TASK:
In your copy, reproduce the entries exactly as they are, minus the images.

[Stored items]
###

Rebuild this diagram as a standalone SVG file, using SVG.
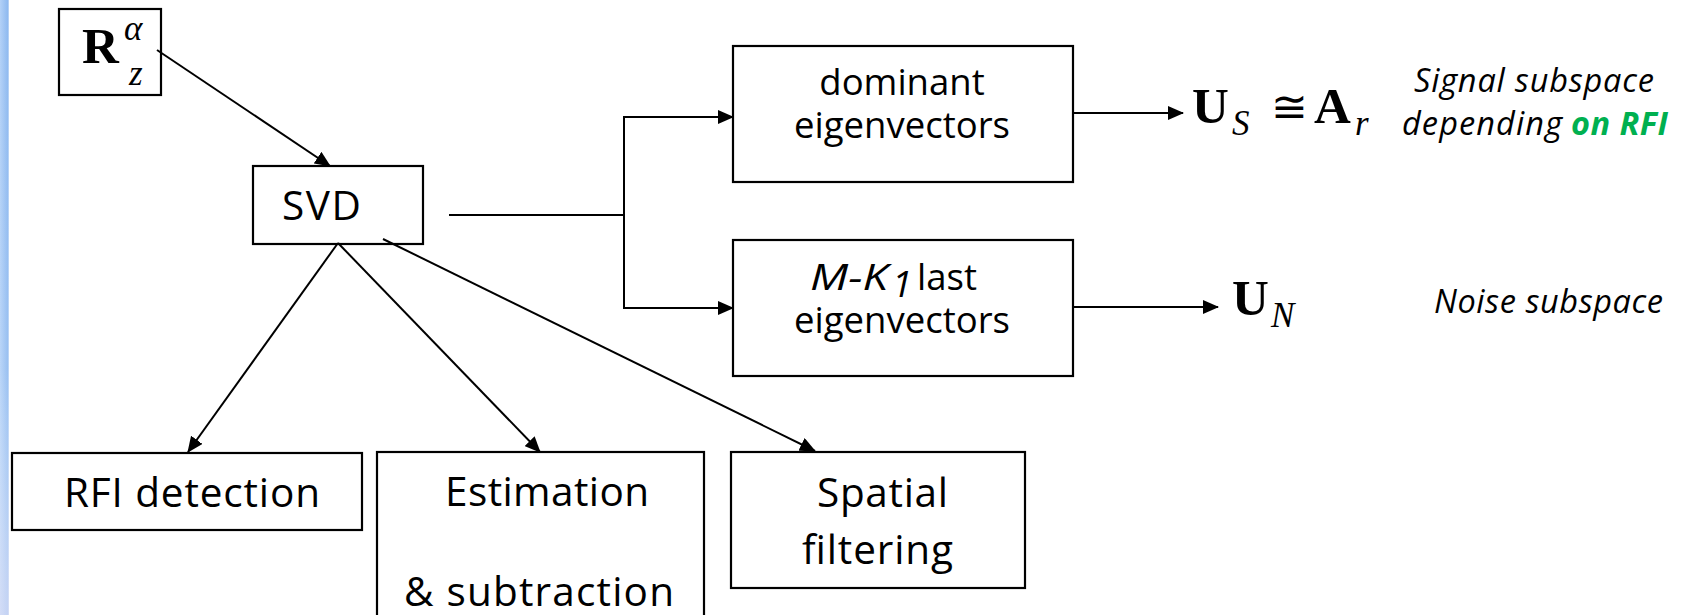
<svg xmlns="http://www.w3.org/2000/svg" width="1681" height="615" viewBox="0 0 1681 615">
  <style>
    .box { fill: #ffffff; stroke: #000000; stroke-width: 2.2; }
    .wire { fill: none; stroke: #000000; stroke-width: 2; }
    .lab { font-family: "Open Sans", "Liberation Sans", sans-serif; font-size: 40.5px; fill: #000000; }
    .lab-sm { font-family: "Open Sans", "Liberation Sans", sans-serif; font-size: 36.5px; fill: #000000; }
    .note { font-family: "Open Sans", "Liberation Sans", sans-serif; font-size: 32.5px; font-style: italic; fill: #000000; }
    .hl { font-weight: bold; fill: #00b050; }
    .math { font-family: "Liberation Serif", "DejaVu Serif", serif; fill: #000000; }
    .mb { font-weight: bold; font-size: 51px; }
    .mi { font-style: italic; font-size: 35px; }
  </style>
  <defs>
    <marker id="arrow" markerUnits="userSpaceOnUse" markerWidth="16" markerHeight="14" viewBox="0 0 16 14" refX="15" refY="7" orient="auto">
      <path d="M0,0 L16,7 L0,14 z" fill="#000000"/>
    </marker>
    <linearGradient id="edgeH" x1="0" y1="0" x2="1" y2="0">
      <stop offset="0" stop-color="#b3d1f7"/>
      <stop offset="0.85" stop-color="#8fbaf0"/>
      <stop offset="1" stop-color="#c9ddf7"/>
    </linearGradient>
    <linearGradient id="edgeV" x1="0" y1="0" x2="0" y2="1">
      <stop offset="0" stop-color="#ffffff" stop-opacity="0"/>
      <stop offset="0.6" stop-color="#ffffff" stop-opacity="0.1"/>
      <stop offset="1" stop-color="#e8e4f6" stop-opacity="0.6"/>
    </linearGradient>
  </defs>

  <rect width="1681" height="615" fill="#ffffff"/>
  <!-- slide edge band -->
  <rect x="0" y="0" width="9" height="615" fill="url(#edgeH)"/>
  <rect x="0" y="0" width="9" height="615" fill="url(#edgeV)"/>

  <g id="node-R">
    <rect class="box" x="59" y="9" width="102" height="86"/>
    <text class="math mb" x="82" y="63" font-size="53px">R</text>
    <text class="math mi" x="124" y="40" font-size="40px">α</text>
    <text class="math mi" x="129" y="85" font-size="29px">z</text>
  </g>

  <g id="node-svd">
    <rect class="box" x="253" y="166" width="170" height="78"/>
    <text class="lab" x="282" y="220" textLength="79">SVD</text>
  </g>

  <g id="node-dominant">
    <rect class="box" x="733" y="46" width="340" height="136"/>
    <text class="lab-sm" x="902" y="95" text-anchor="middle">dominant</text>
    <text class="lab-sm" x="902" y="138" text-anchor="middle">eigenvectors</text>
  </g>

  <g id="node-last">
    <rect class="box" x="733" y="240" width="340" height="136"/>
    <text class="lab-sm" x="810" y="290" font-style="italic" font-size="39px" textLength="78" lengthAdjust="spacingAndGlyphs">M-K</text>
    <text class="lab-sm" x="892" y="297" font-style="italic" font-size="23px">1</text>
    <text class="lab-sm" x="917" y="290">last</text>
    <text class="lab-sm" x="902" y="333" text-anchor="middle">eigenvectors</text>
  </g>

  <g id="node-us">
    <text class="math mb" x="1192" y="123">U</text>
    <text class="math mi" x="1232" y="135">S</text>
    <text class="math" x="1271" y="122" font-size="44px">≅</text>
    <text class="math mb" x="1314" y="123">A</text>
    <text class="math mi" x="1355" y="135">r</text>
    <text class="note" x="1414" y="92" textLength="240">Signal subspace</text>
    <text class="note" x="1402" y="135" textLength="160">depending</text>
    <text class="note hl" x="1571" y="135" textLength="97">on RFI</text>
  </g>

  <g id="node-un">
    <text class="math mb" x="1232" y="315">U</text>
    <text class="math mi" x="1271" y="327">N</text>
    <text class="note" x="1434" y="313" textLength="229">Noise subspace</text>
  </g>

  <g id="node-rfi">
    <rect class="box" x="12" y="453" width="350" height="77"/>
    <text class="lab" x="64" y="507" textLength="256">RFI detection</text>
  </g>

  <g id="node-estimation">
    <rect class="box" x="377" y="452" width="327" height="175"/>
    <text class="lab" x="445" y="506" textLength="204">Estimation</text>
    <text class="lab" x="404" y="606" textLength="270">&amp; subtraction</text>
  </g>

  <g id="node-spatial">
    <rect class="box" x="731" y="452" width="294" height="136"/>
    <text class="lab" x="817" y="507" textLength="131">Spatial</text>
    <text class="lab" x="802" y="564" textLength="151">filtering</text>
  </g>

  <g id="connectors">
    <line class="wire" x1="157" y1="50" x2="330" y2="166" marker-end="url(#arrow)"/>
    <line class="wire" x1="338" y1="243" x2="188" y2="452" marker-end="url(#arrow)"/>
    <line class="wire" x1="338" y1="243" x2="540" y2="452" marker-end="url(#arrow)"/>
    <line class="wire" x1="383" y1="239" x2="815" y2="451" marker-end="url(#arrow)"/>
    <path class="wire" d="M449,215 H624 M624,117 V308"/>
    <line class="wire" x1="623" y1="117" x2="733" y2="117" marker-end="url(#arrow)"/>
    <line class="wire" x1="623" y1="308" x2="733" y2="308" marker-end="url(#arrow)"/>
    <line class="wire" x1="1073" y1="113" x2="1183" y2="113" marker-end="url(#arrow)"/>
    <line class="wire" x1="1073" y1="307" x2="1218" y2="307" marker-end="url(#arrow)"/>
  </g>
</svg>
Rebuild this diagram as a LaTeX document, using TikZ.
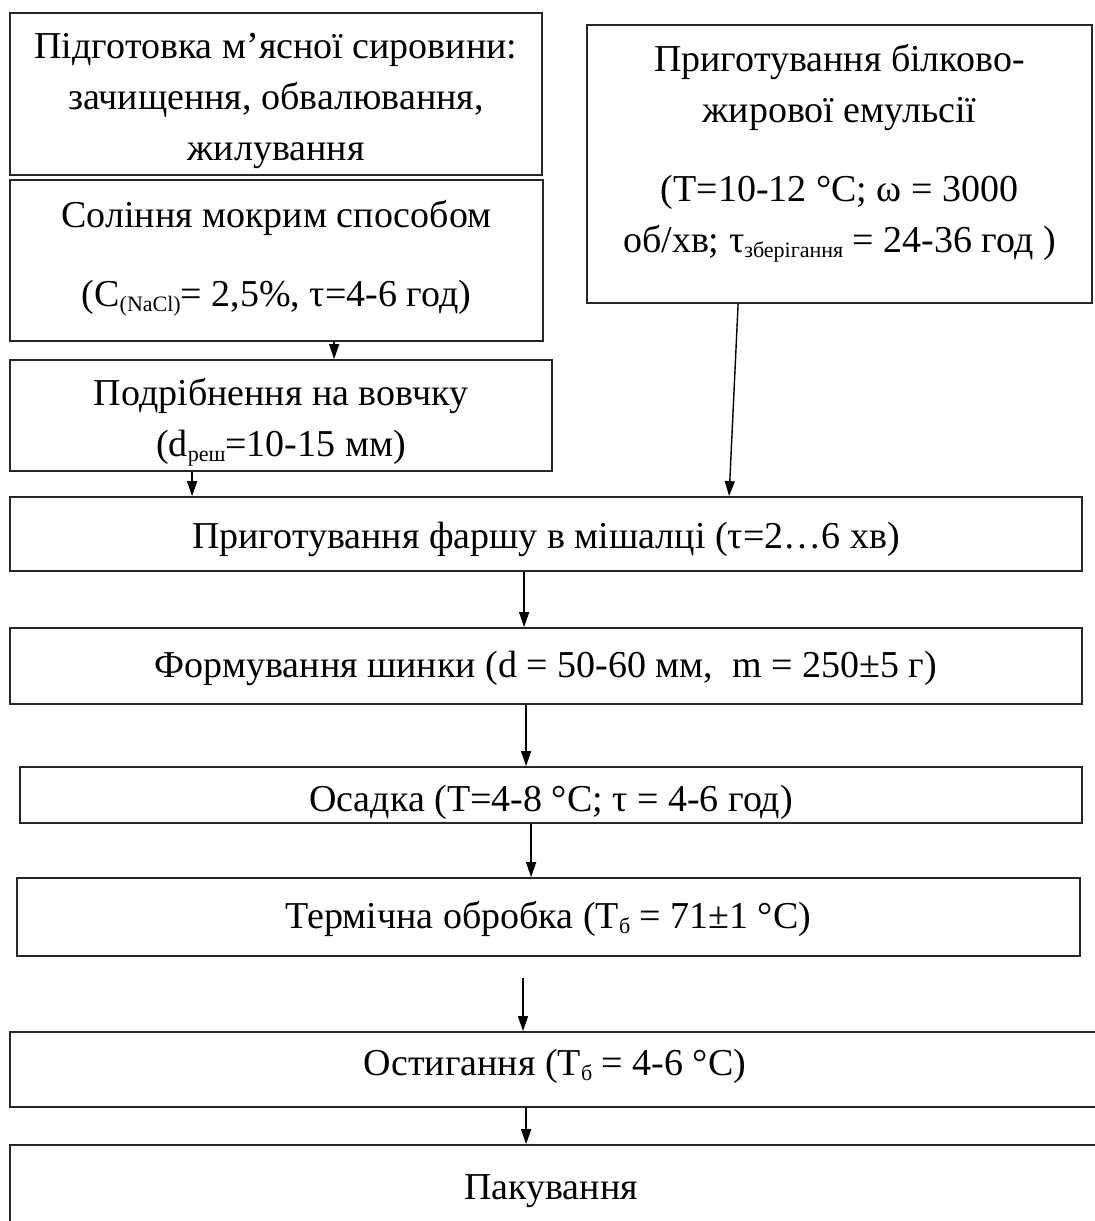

###

REPLY:
Rebuild this diagram as a standalone SVG file, using SVG.
<svg xmlns="http://www.w3.org/2000/svg" width="1681" height="615" viewBox="0 0 1681 615">
  <style>
    .box { fill: #ffffff; stroke: #000000; stroke-width: 2.2; }
    .wire { fill: none; stroke: #000000; stroke-width: 2; }
    .lab { font-family: "Open Sans", "Liberation Sans", sans-serif; font-size: 40.5px; fill: #000000; }
    .lab-sm { font-family: "Open Sans", "Liberation Sans", sans-serif; font-size: 36.5px; fill: #000000; }
    .note { font-family: "Open Sans", "Liberation Sans", sans-serif; font-size: 32.5px; font-style: italic; fill: #000000; }
    .hl { font-weight: bold; fill: #00b050; }
    .math { font-family: "Liberation Serif", "DejaVu Serif", serif; fill: #000000; }
    .mb { font-weight: bold; font-size: 51px; }
    .mi { font-style: italic; font-size: 35px; }
  </style>
  <defs>
    <marker id="arrow" markerUnits="userSpaceOnUse" markerWidth="16" markerHeight="14" viewBox="0 0 16 14" refX="15" refY="7" orient="auto">
      <path d="M0,0 L16,7 L0,14 z" fill="#000000"/>
    </marker>
    <linearGradient id="edgeH" x1="0" y1="0" x2="1" y2="0">
      <stop offset="0" stop-color="#b3d1f7"/>
      <stop offset="0.85" stop-color="#8fbaf0"/>
      <stop offset="1" stop-color="#c9ddf7"/>
    </linearGradient>
    <linearGradient id="edgeV" x1="0" y1="0" x2="0" y2="1">
      <stop offset="0" stop-color="#ffffff" stop-opacity="0"/>
      <stop offset="0.6" stop-color="#ffffff" stop-opacity="0.1"/>
      <stop offset="1" stop-color="#e8e4f6" stop-opacity="0.6"/>
    </linearGradient>
  </defs>

  <rect width="1681" height="615" fill="#ffffff"/>
  <!-- slide edge band -->
  <rect x="0" y="0" width="9" height="615" fill="url(#edgeH)"/>
  <rect x="0" y="0" width="9" height="615" fill="url(#edgeV)"/>

  <g id="node-R">
    <rect class="box" x="59" y="9" width="102" height="86"/>
    <text class="math mb" x="82" y="63" font-size="53px">R</text>
    <text class="math mi" x="124" y="40" font-size="40px">α</text>
    <text class="math mi" x="129" y="85" font-size="29px">z</text>
  </g>

  <g id="node-svd">
    <rect class="box" x="253" y="166" width="170" height="78"/>
    <text class="lab" x="282" y="220" textLength="79">SVD</text>
  </g>

  <g id="node-dominant">
    <rect class="box" x="733" y="46" width="340" height="136"/>
    <text class="lab-sm" x="902" y="95" text-anchor="middle">dominant</text>
    <text class="lab-sm" x="902" y="138" text-anchor="middle">eigenvectors</text>
  </g>

  <g id="node-last">
    <rect class="box" x="733" y="240" width="340" height="136"/>
    <text class="lab-sm" x="810" y="290" font-style="italic" font-size="39px" textLength="78" lengthAdjust="spacingAndGlyphs">M-K</text>
    <text class="lab-sm" x="892" y="297" font-style="italic" font-size="23px">1</text>
    <text class="lab-sm" x="917" y="290">last</text>
    <text class="lab-sm" x="902" y="333" text-anchor="middle">eigenvectors</text>
  </g>

  <g id="node-us">
    <text class="math mb" x="1192" y="123">U</text>
    <text class="math mi" x="1232" y="135">S</text>
    <text class="math" x="1271" y="122" font-size="44px">≅</text>
    <text class="math mb" x="1314" y="123">A</text>
    <text class="math mi" x="1355" y="135">r</text>
    <text class="note" x="1414" y="92" textLength="240">Signal subspace</text>
    <text class="note" x="1402" y="135" textLength="160">depending</text>
    <text class="note hl" x="1571" y="135" textLength="97">on RFI</text>
  </g>

  <g id="node-un">
    <text class="math mb" x="1232" y="315">U</text>
    <text class="math mi" x="1271" y="327">N</text>
    <text class="note" x="1434" y="313" textLength="229">Noise subspace</text>
  </g>

  <g id="node-rfi">
    <rect class="box" x="12" y="453" width="350" height="77"/>
    <text class="lab" x="64" y="507" textLength="256">RFI detection</text>
  </g>

  <g id="node-estimation">
    <rect class="box" x="377" y="452" width="327" height="175"/>
    <text class="lab" x="445" y="506" textLength="204">Estimation</text>
    <text class="lab" x="404" y="606" textLength="270">&amp; subtraction</text>
  </g>

  <g id="node-spatial">
    <rect class="box" x="731" y="452" width="294" height="136"/>
    <text class="lab" x="817" y="507" textLength="131">Spatial</text>
    <text class="lab" x="802" y="564" textLength="151">filtering</text>
  </g>

  <g id="connectors">
    <line class="wire" x1="157" y1="50" x2="330" y2="166" marker-end="url(#arrow)"/>
    <line class="wire" x1="338" y1="243" x2="188" y2="452" marker-end="url(#arrow)"/>
    <line class="wire" x1="338" y1="243" x2="540" y2="452" marker-end="url(#arrow)"/>
    <line class="wire" x1="383" y1="239" x2="815" y2="451" marker-end="url(#arrow)"/>
    <path class="wire" d="M449,215 H624 M624,117 V308"/>
    <line class="wire" x1="623" y1="117" x2="733" y2="117" marker-end="url(#arrow)"/>
    <line class="wire" x1="623" y1="308" x2="733" y2="308" marker-end="url(#arrow)"/>
    <line class="wire" x1="1073" y1="113" x2="1183" y2="113" marker-end="url(#arrow)"/>
    <line class="wire" x1="1073" y1="307" x2="1218" y2="307" marker-end="url(#arrow)"/>
  </g>
</svg>
Rebuild this diagram as a LaTeX document, using TikZ.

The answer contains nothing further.